そして舞台は60年代の香港、『花様年華』の続きになります。美しい人妻(マギー・チャン)との恋愛が成就しなかった新聞記者チャウ(トニー・レオン)は新聞記者から小説家になる・・・そして見つけた『花様年華』の時と同じ「2046」号室。このアパートには姉妹(フェイ・ウォンとチャン・ツィイー)がいる。

2046号室の前の住人は『欲望の翼』のルル=ミミ(カリーナ・ラウ)

そして繰り返されるのは『花様年華』で、カンボジアにたどり着いたチャウの「誰にも言えない秘密を木に穴をあけて話す。そして土で蓋をしてしまう。
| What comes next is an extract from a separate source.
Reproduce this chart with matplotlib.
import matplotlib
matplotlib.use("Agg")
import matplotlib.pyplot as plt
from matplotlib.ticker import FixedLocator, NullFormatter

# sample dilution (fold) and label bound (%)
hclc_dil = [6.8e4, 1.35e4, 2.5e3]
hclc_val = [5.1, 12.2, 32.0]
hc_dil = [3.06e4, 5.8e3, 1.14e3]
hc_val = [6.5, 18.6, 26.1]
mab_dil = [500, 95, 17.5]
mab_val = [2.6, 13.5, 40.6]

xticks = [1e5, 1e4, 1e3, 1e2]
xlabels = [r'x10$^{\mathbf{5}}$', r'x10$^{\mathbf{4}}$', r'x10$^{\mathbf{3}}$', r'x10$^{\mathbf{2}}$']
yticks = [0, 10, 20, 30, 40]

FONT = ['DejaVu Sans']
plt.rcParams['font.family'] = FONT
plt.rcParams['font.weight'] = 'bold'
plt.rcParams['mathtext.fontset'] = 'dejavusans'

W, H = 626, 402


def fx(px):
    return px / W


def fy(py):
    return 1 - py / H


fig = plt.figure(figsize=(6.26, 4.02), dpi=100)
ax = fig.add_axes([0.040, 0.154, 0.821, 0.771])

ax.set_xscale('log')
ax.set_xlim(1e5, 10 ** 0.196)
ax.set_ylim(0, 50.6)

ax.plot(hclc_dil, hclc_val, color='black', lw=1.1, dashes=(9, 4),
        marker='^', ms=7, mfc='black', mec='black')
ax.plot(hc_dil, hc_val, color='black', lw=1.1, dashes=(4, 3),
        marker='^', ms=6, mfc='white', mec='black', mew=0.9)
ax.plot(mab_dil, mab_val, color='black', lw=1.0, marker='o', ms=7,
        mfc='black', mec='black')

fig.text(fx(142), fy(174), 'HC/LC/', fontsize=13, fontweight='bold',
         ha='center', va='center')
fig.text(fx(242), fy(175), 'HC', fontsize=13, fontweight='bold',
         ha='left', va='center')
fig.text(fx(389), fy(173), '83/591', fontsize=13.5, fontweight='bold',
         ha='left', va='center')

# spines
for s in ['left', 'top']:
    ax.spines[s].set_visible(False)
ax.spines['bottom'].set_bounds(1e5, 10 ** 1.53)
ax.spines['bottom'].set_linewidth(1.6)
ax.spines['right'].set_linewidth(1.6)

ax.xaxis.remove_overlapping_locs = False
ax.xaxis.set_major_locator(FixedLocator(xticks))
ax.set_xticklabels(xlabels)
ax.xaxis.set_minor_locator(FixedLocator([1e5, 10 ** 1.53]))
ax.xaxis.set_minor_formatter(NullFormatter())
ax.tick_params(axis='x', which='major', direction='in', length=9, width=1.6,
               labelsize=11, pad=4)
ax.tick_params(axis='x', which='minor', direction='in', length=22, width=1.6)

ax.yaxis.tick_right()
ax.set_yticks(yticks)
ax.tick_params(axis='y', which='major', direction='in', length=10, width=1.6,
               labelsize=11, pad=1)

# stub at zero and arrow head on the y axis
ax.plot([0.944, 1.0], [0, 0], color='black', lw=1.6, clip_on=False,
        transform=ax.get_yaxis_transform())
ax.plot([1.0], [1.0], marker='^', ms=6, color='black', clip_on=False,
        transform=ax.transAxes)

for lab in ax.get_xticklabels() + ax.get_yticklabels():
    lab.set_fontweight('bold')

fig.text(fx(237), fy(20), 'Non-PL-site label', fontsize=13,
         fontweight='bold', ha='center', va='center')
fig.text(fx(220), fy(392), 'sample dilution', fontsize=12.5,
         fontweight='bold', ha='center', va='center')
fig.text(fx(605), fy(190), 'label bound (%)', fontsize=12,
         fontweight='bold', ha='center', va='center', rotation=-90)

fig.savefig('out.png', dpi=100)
そうすれば秘密は永遠に秘密になる」

いつしか小説を書いているチャウはミステリートレインの乗客、タクと重なり、女性たちは皆、客室乗務員のアンドロイドになって現れる。彼女たちは機能が悪くなっていて、感情が出るまでに時間がかかる。笑うにも泣くにもしばらくしないと表情にならない。
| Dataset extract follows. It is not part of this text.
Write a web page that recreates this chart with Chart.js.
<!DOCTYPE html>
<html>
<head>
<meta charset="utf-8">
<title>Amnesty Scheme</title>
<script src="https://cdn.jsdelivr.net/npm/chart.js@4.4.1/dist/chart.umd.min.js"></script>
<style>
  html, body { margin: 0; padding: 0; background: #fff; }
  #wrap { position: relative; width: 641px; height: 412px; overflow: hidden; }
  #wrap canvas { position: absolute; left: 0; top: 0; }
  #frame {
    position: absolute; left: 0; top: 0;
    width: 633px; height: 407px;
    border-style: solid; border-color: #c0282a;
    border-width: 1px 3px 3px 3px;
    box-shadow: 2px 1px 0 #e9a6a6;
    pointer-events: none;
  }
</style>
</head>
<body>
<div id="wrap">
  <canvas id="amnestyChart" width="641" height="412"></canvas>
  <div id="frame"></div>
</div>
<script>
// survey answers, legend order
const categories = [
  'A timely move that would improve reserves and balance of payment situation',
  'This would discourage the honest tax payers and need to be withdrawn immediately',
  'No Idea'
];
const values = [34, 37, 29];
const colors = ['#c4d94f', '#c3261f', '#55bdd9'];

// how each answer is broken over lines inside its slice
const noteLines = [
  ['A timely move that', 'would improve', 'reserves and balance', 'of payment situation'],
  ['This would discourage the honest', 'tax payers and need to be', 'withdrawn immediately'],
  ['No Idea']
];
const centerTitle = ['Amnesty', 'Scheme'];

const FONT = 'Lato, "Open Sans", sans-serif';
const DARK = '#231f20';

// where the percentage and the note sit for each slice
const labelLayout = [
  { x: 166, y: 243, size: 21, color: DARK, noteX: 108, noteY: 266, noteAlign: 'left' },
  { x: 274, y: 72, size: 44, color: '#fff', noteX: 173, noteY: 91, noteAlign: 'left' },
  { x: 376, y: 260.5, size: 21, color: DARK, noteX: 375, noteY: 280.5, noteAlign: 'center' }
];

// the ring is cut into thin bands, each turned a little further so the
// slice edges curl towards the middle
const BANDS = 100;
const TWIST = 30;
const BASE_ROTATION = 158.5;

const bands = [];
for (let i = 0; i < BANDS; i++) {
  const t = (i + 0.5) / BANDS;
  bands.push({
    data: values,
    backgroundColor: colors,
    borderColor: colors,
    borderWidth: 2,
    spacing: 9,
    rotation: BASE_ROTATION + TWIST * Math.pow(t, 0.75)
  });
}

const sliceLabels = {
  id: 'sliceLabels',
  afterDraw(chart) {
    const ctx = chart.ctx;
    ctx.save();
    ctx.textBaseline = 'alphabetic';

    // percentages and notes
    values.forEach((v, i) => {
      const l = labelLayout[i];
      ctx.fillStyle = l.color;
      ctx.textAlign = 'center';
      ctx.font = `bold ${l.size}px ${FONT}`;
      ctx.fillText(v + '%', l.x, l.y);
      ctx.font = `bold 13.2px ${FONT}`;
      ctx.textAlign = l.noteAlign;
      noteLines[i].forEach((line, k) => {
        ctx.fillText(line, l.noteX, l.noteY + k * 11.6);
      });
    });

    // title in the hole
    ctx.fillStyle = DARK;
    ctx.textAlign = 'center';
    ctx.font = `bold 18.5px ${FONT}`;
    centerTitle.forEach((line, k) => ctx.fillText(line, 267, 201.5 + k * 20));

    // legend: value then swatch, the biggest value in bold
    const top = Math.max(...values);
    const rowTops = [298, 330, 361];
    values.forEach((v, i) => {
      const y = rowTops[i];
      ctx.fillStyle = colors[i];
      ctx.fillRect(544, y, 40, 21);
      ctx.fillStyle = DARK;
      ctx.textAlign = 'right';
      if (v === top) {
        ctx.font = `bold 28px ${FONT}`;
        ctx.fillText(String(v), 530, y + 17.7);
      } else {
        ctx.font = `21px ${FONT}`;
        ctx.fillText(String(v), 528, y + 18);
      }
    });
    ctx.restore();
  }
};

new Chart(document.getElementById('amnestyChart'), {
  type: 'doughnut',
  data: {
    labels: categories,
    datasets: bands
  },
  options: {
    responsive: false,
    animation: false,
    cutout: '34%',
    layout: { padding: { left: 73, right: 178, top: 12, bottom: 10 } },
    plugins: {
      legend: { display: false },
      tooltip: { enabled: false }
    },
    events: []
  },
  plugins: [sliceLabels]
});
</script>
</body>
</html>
シーンは唐突に切り替わり、登場人物たちは、香港を離れ彷徨う。チャウは凧の糸が切れたように女遊びにふけり、アパートの妹と情事を重ねる。その女遊びに本気になっていく妹。姉は日本人のビジネスマン(木村拓哉)と恋に落ちる。「一緒に行かないか」と話すけれど、姉の反応は遠すぎたり、近すぎたり・・・安定するということがない。一緒にいて、とすがる妹にチャウは冷たい。

過去がいつまでも忘れられないチャウの刹那的な生活。

時間を止めてしまうような編集の仕方、目眩がするような色合いと不安定なアングルのカメラ、美しいチャイナドレスに身を固める女達、あてどなく彷徨う男達。色々な人が次々と現れ、彷徨い、また出て行ってしまう・・・その贅沢さ。

何もかもが浮遊していて落ち着くことのない人間をある意味、きちんと描いています。

それぞれの人物たちに結末はあるけれども、どれが本当の結末なのかはわからない。その「わからない」が気持ちいいという不思議な迷宮。

コン・リーの黒い手袋、チャン・ツィイーの高いハイヒール、フェイ・ウォンのぴかぴかと光る靴の裏。

言葉は北京語、広東語、日本語がお互い通じ合う・・・言葉の壁を一切とりはらってしまったアジアの混沌。

私はこの混沌ムードが味わえれば、この映画はいいと思います。意味ばかり追求しても答えはない、それが答えのようだから。